Unless the creator has explictly granted you the right to copy, copying is certainly theft in the legal sense and often in the ethical sense.
Whether or not you agree with the legality of it is irrelevant, the fact is that it's illegal for you to make copies of software that you are not authorized to copy.
Ethically, it's not fair to the people who build these apps to be deprived of the revenue they would earn from your usage of it.
They don't have a right to your money, but then, you don't have a right to their software either.
Your second, third, and fourth sentences do not support your first. Copying software without paying for it (when the author has not licensed you to do so) is arguably immoral, often unethical, and nearly always illegal...
...but the claim of the gp was that it is not "theft" as such. Copying something from someone and taking something away from someone are not the same.
Drawing a definitional distinction there helps us to have a meaningful debate about the moral, ethical, and legal dimensions; the only benefit to muddying the distinction is as a rhetorical tactic to confuse the issues.
Don't be so simplistic, that's like saying that stealing a car isn't theft because it is just driving and anyway you are just moving it somewhere else.

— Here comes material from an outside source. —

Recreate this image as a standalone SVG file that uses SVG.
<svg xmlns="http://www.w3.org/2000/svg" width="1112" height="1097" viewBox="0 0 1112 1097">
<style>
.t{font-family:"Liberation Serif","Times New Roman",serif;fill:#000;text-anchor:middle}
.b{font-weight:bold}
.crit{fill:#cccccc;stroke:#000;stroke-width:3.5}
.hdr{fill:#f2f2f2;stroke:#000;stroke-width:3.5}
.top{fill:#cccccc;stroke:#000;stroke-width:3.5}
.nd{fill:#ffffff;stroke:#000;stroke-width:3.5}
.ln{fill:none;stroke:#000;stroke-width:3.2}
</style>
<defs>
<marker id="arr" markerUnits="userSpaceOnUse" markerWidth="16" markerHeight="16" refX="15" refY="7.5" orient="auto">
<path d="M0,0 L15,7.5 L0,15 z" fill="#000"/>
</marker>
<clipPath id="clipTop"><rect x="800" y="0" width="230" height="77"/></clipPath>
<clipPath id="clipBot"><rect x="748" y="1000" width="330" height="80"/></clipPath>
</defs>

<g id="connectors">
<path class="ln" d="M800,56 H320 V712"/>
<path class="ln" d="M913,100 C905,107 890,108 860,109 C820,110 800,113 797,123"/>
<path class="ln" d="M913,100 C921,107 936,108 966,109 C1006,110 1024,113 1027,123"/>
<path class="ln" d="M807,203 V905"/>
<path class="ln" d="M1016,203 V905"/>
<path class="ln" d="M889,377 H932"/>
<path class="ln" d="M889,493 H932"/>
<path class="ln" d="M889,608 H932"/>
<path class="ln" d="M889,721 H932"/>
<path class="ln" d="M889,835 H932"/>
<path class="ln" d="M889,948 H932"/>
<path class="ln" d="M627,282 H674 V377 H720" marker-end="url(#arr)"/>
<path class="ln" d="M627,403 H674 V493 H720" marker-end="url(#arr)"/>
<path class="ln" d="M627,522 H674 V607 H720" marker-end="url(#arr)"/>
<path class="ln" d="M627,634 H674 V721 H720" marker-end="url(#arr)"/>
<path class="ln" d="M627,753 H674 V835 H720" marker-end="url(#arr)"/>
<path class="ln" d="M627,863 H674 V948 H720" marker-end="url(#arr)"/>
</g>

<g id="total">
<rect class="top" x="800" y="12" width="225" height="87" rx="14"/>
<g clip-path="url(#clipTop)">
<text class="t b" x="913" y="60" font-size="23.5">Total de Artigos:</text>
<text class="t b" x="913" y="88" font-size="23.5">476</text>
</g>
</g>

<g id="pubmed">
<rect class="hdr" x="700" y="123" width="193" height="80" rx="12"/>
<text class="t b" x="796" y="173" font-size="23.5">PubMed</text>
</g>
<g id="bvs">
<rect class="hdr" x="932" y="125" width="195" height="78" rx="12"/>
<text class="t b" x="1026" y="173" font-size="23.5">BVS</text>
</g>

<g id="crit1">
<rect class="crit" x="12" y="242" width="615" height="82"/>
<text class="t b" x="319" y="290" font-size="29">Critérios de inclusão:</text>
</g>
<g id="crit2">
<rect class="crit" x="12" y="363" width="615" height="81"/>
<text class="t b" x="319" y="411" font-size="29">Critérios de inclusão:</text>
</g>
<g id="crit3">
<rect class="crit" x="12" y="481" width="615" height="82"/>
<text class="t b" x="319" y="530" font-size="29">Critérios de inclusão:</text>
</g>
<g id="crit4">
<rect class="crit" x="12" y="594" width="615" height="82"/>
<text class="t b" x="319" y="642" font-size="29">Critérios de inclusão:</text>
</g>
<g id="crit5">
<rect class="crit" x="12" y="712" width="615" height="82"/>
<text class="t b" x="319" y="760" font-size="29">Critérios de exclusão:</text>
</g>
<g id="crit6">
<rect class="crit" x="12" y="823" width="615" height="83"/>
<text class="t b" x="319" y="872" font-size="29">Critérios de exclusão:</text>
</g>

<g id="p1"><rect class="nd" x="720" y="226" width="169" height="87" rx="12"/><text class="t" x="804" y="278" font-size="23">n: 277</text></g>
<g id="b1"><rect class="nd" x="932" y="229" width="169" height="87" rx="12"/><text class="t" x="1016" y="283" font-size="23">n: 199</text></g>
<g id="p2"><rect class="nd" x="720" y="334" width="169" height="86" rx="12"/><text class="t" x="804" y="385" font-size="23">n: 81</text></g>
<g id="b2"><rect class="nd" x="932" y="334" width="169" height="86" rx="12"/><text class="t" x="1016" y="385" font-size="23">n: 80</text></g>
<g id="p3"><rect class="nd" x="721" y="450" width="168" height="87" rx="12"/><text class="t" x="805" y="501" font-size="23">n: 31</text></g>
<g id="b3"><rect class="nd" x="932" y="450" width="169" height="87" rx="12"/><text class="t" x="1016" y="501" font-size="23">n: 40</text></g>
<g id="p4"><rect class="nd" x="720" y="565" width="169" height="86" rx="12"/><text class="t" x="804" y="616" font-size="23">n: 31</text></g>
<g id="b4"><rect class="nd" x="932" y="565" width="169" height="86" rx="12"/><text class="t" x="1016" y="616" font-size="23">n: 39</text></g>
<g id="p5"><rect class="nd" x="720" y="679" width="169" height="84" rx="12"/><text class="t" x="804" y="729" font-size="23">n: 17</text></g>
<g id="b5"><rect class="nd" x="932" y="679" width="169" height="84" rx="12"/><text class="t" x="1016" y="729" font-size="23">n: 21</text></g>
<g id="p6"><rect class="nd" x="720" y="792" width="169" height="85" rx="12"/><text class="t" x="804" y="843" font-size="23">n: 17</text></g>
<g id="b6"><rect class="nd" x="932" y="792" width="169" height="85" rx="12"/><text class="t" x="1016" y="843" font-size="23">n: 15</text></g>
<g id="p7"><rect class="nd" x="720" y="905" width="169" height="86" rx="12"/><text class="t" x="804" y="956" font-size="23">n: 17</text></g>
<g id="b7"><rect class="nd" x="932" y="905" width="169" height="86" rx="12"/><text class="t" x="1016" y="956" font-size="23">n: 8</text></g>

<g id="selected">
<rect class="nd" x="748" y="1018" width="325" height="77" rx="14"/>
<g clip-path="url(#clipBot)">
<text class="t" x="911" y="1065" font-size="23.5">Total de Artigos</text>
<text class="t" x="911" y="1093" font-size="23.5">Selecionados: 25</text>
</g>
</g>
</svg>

The economic consequences of copying are a deprival of revenue, that is tantamount to theft and 'theft' is a good word to describe it.

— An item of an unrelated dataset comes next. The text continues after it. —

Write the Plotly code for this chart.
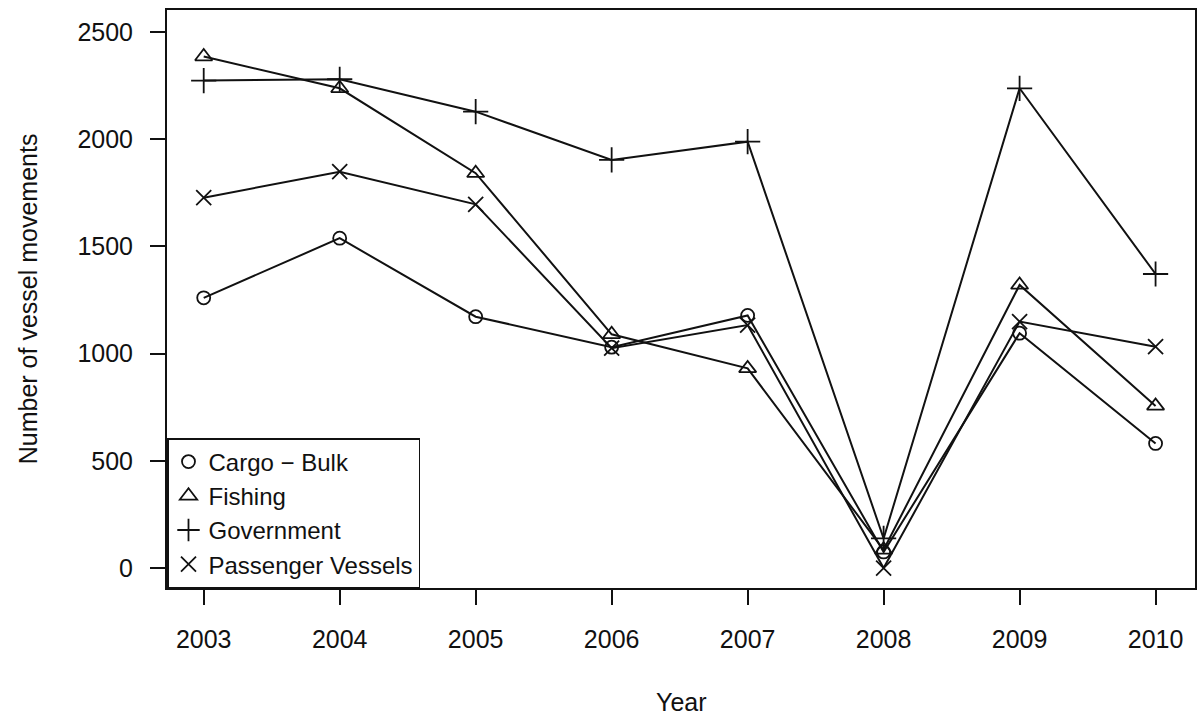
import plotly.graph_objects as go

years = [2003, 2004, 2005, 2006, 2007, 2008, 2009, 2010]
cargo_bulk = [1260, 1538, 1172, 1030, 1178, 75, 1095, 581]
fishing = [2385, 2237, 1841, 1090, 931, 85, 1320, 756]
government = [2273, 2279, 2128, 1903, 1988, 138, 2237, 1371]
passenger = [1727, 1848, 1696, 1025, 1133, 0, 1149, 1032]

series_names = ["Cargo \u2212 Bulk", "Fishing", "Government", "Passenger Vessels"]
series_values = [cargo_bulk, fishing, government, passenger]
symbols = ["circle-open", "triangle-up-open", "cross-thin-open", "x-thin-open"]
sizes = [13, 15, 18, 15]

y_ticks = [0, 500, 1000, 1500, 2000, 2500]

FONT = "Liberation Sans, Arial, Helvetica, sans-serif"
INK = "#111111"
FS = 25

fig = go.Figure()
for name, vals, sym, sz in zip(series_names, series_values, symbols, sizes):
    fig.add_trace(go.Scatter(
        x=years, y=vals, mode="lines+markers", name=name, showlegend=False,
        line=dict(color=INK, width=2),
        marker=dict(symbol=sym, size=sz, color=INK, line=dict(color=INK, width=1.8)),
    ))
# legend entries (symbols only, as in the original)
for name, sym, sz in zip(series_names, symbols, sizes):
    fig.add_trace(go.Scatter(
        x=[None], y=[None], mode="markers", name=name, showlegend=True,
        marker=dict(symbol=sym, size=sz, color=INK, line=dict(color=INK, width=1.8)),
    ))

fig.update_layout(
    width=1199, height=719,
    margin=dict(l=167, r=2, t=10, b=131),
    paper_bgcolor="white", plot_bgcolor="white",
    font=dict(family=FONT, size=FS, color=INK),
    legend=dict(
        x=0, y=0, xanchor="left", yanchor="bottom",
        bordercolor=INK, borderwidth=1.5, bgcolor="white",
        font=dict(family=FONT, size=24, color=INK),
        tracegroupgap=0, itemsizing="trace",
    ),
    xaxis=dict(
        range=[2002.73, 2010.29], tickvals=years, ticktext=[str(y) for y in years],
        showgrid=False, zeroline=False,
        showline=True, mirror=True, linecolor=INK, linewidth=2,
        ticks="outside", ticklen=15, tickwidth=1.5, tickcolor=INK,
        ticklabelstandoff=13,
        tickfont=dict(family=FONT, size=FS, color=INK),
    ),
    yaxis=dict(
        range=[-93, 2602], tickvals=y_ticks,
        showgrid=False, zeroline=False,
        showline=True, mirror=True, linecolor=INK, linewidth=2,
        ticks="outside", ticklen=15, tickwidth=1.5, tickcolor=INK,
        ticklabelstandoff=12,
        tickfont=dict(family=FONT, size=FS, color=INK),
    ),
    annotations=[
        dict(text="Year", xref="paper", yref="paper", x=0.5, y=(588 - 702) / 578,
             xanchor="center", yanchor="middle", showarrow=False,
             font=dict(family=FONT, size=FS, color=INK)),
        dict(text="Number of vessel movements", xref="paper", yref="paper",
             x=(28 - 167) / 1030, y=0.5, textangle=-90,
             xanchor="center", yanchor="middle", showarrow=False,
             font=dict(family=FONT, size=FS, color=INK)),
    ],
)

fig.write_html("out.html")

What really ticks me off about thieves is how they try to quibble over definitions as though that changed the consequences. Making an unauthorised copy of something that is supplied for money IS theft.
That is sheer propagandist nonsense. You do recognise the basic unassailable physical difference between copying something and removing it, don't you? The differences of economics follow from the differences in physical fact.
Consider this quote from Landes and Posner -- one of the primary orthodox authorities on the matter:
"Copyright protection -- the right of the copyright's owner to prevent others from making copies -- trades off the costs of limiting access to a work against the benefits of providing incentives to create the work in the first place. Striking the correct balance between access and incentives is the central problem in copyright law."
Is that how physical goods, and theft, are understood? No. To say there is a tradeoff is to say both are good: that is, copying is good.
You can argue about the economic effects, but at least stop using misleading terms -- it does not help anyone understand anything.